** WHAT NEEDS TO BE DONE **
Repeat verbatim only the lines from the one with "Output the Python" through the one with "from matplotlib.lines import Line2D", both ends kept. Pictures stay out.

** GIVEN RECORDS **

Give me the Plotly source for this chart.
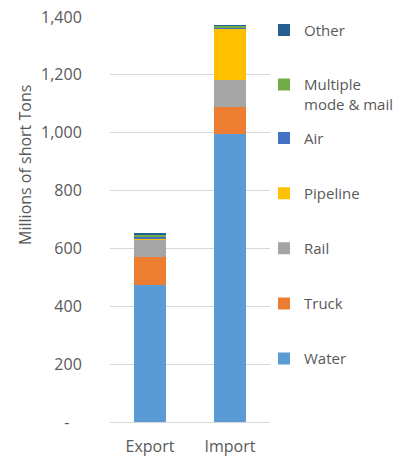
import plotly.graph_objects as go

categories = ["Export", "Import"]
modes = ["Water", "Truck", "Rail", "Pipeline", "Air", "Multiple<br>mode & mail", "Other"]
water = [473, 997]
truck = [96, 93]
rail = [61, 93]
pipeline = [5, 177]
air = [3, 4]
multiple = [8, 6]
other = [7, 1]
series_values = [water, truck, rail, pipeline, air, multiple, other]
colors = ["#5B9BD5", "#ED7D31", "#A5A5A5", "#FFC000", "#4472C4", "#70AD47", "#255E91"]
legend_ids = ["legend2", "legend2", "legend2", "legend2", "legend2", "legend", "legend"]
legend_ranks = [7, 6, 5, 4, 3, 2, 1]

tick_vals = [0, 200, 400, 600, 800, 1000, 1200, 1400]
tick_text = ["-\u00a0\u00a0\u00a0", "200", "400", "600", "800", "1,000", "1,200", "1,400"]

FONT = "Open Sans"
GRAY = "#595959"

fig = go.Figure()
for name, vals, col, lg, rk in zip(modes, series_values, colors, legend_ids, legend_ranks):
    fig.add_trace(go.Bar(
        x=categories, y=vals, name=name, marker=dict(color=col, line=dict(width=0)),
        legendgroup=name, legend=lg, legendrank=rk,
    ))

fig.update_layout(
    width=402, height=458,
    barmode="stack", bargap=0.6,
    margin=dict(l=110, r=132, t=17, b=36, autoexpand=False),
    paper_bgcolor="white", plot_bgcolor="white",
    font=dict(family=FONT, size=16, color=GRAY),
    showlegend=True,
    legend=dict(x=(264 - 110) / 160, xanchor="left", y=1.0 + (17.3 - 14) / 404.4, yanchor="top",
                traceorder="grouped", tracegroupgap=32, valign="top",
                font=dict(family=FONT, size=15, color=GRAY), bgcolor="rgba(0,0,0,0)"),
    legend2=dict(x=(264 - 110) / 160, xanchor="left", y=(421.7 - 122) / 404.4, yanchor="top",
                 traceorder="grouped", tracegroupgap=32.6,
                 font=dict(family=FONT, size=15, color=GRAY), bgcolor="rgba(0,0,0,0)"),
    xaxis=dict(showgrid=False, showline=True, linecolor="#D9D9D9", linewidth=1,
               ticks="outside", ticklen=10, tickcolor="rgba(0,0,0,0)",
               tickfont=dict(family=FONT, size=16, color=GRAY)),
    yaxis=dict(range=[0, 1400], tickvals=tick_vals, ticktext=tick_text,
               showgrid=True, gridcolor="#D9D9D9", gridwidth=1, zeroline=False,
               showline=False, ticks="outside", ticklen=24, tickcolor="rgba(0,0,0,0)",
               tickfont=dict(family=FONT, size=16, color=GRAY)),
    annotations=[dict(text="Millions of short Tons", xref="paper", yref="paper",
                      x=(25 - 110) / 160, y=(421.7 - 165) / 404.4, textangle=-90,
                      showarrow=False, font=dict(family=FONT, size=16, color=GRAY),
                      xanchor="center", yanchor="middle")],
)

fig.write_html("out.html", config={"displayModeBar": False},
               post_script="document.body.style.margin='0';document.body.style.padding='0';")
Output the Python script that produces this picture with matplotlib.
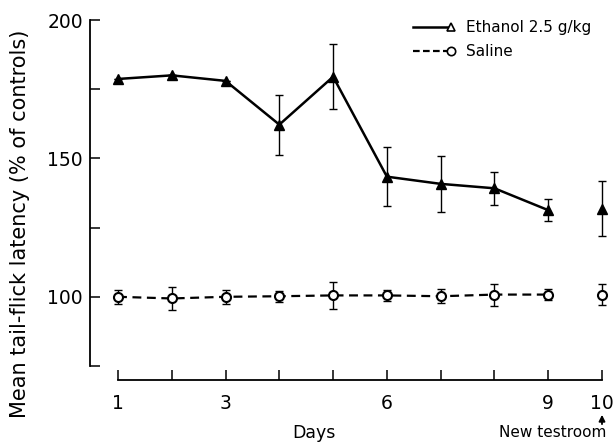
import numpy as np
import matplotlib
matplotlib.use('Agg')
import matplotlib.pyplot as plt
from matplotlib.legend_handler import HandlerLine2D
from matplotlib.lines import Line2D

days = [1, 2, 3, 4, 5, 6, 7, 8, 9, 10]
ethanol_mean = [178.7, 180.0, 178.0, 162.2, 179.5, 143.4, 140.8, 139.2, 131.3, 131.8]
ethanol_err = [0.0, 0.0, 0.0, 10.8, 11.7, 10.7, 10.1, 5.9, 4.0, 10.0]
saline_mean = [100.0, 99.4, 100.0, 100.2, 100.5, 100.5, 100.2, 100.8, 100.8, 100.8]
saline_err = [2.5, 4.0, 2.5, 2.0, 4.8, 2.0, 2.5, 4.0, 2.0, 3.9]

x_labels = {1: '1', 3: '3', 6: '6', 9: '9', 10: '10'}
y_ticks = [75, 100, 125, 150, 175, 200]
y_labels = {100: '100', 150: '150', 200: '200'}


class EndMarker(HandlerLine2D):
    # line with the marker at its right end, as in the figure's key
    def create_artists(self, legend, orig_handle, xdescent, ydescent,
                       width, height, fontsize, trans):
        y = (height - ydescent) / 2
        line = Line2D([-xdescent, -xdescent + width], [y, y])
        self.update_prop(line, orig_handle, legend)
        line.set_marker('')
        mark = Line2D([-xdescent + width], [y])
        self.update_prop(mark, orig_handle, legend)
        mark.set_linestyle('none')
        line.set_transform(trans)
        mark.set_transform(trans)
        return [line, mark]


def main():
    fig = plt.figure(figsize=(6.16, 4.45), dpi=100)
    ax = fig.add_axes([90 / 616, 79 / 445, 522 / 616, 346 / 445])
    ax.set_xlim(0.479, 10.186)
    ax.set_ylim(75, 200)

    # error bars first, markers on top
    ax.errorbar(days, ethanol_mean, yerr=ethanol_err, fmt='none',
                ecolor='black', elinewidth=1, capsize=2.7, capthick=1,
                clip_on=False)
    ax.errorbar(days, saline_mean, yerr=saline_err, fmt='none',
                ecolor='black', elinewidth=1, capsize=2.7, capthick=1,
                clip_on=False)

    # days 1-9 joined, day 10 (new testroom) stands alone
    ax.plot(days[:9], ethanol_mean[:9], color='black', lw=1.8,
            marker='^', ms=7, mfc='black', mec='black', clip_on=False)
    ax.plot(days[9:], ethanol_mean[9:], ls='none',
            marker='^', ms=7, mfc='black', mec='black', clip_on=False)
    ax.plot(days[:9], saline_mean[:9], color='black', lw=1.6,
            ls=(0, (4, 2.5)), marker='o', ms=6.5, mfc='white',
            mec='black', mew=1.5, clip_on=False)
    ax.plot(days[9:], saline_mean[9:], ls='none', marker='o', ms=6.5,
            mfc='white', mec='black', mew=1.5, clip_on=False)

    for s in ['top', 'right']:
        ax.spines[s].set_visible(False)
    ax.spines['left'].set_bounds(75, 200)
    ax.spines['left'].set_linewidth(1.3)
    ax.spines['bottom'].set_bounds(1, 10)
    ax.spines['bottom'].set_position(('outward', 10))
    ax.spines['bottom'].set_linewidth(1.3)

    ax.set_xticks(days)
    ax.set_xticklabels([x_labels.get(d, '') for d in days])
    ax.set_yticks(y_ticks)
    ax.set_yticklabels([y_labels.get(v, '') for v in y_ticks])
    ax.tick_params(axis='both', direction='in', length=7, width=1.1,
                   labelsize=13.5)
    ax.tick_params(axis='x', pad=10)
    ax.tick_params(axis='y', pad=5)

    ax.set_ylabel('Mean tail-flick latency (% of controls)', fontsize=15)
    ax.yaxis.set_label_coords(-0.115, 0.41)
    ax.set_xlabel('Days', fontsize=12.5)
    ax.xaxis.set_label_coords(0.429, -0.194)
    ax.xaxis.label.set_va('center')

    ax.annotate('', xy=(10, -0.141), xytext=(10, -0.168),
                xycoords=('data', 'axes fraction'),
                textcoords=('data', 'axes fraction'),
                arrowprops=dict(arrowstyle='-|>', color='black', lw=1.3,
                                mutation_scale=9, shrinkA=0, shrinkB=0))
    ax.text(9.09, -0.191, 'New testroom', fontsize=11, ha='center',
            va='center', transform=ax.get_xaxis_transform())

    handles = [Line2D([], [], color='black', lw=1.8, marker='^', ms=6,
                      mfc='white', mec='black', mew=1.2),
               Line2D([], [], color='black', lw=1.6, ls=(0, (3, 1.5)),
                      marker='o', ms=6, mfc='white', mec='black', mew=1.2)]
    ax.legend(handles, ['Ethanol 2.5 g/kg', 'Saline'],
              handler_map={h: EndMarker() for h in handles},
              loc='upper left', bbox_to_anchor=(413 / 616, 1 - 20 / 445),
              bbox_transform=fig.transFigure, frameon=False, fontsize=11,
              handlelength=2.5, handletextpad=1.0, labelspacing=0.62,
              borderpad=0, borderaxespad=0)

    fig.savefig('out.png', dpi=100)


if __name__ == '__main__':
    main()
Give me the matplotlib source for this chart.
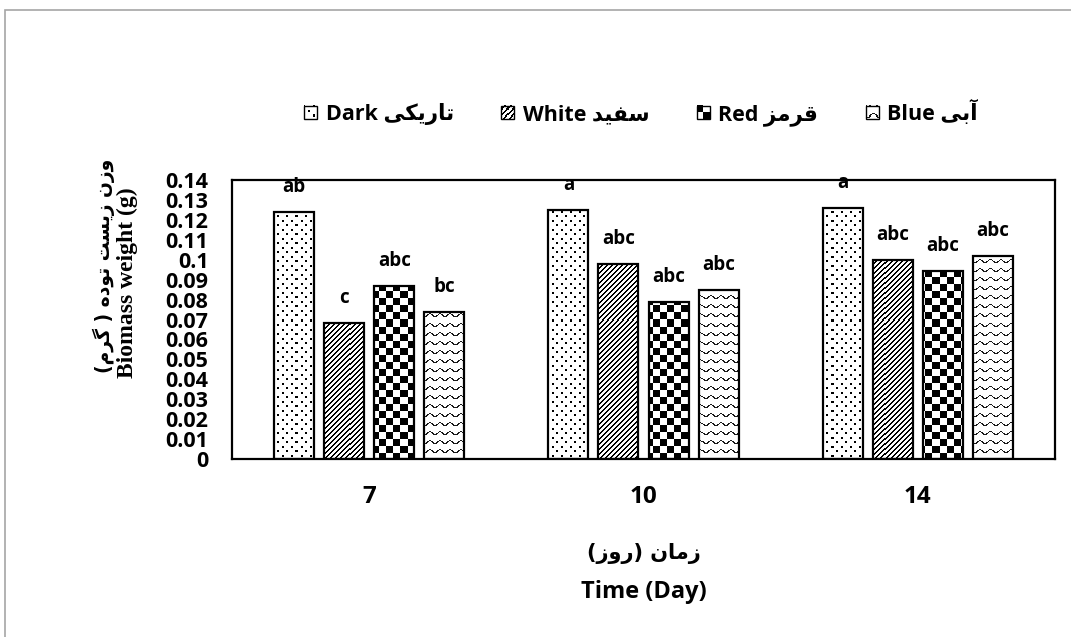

** OUTPUT BELOW **
Output the Python script that produces this picture with matplotlib.
import numpy as np
import matplotlib
matplotlib.use('Agg')
import matplotlib.pyplot as plt
from matplotlib.legend_handler import HandlerLine2D
from matplotlib.lines import Line2D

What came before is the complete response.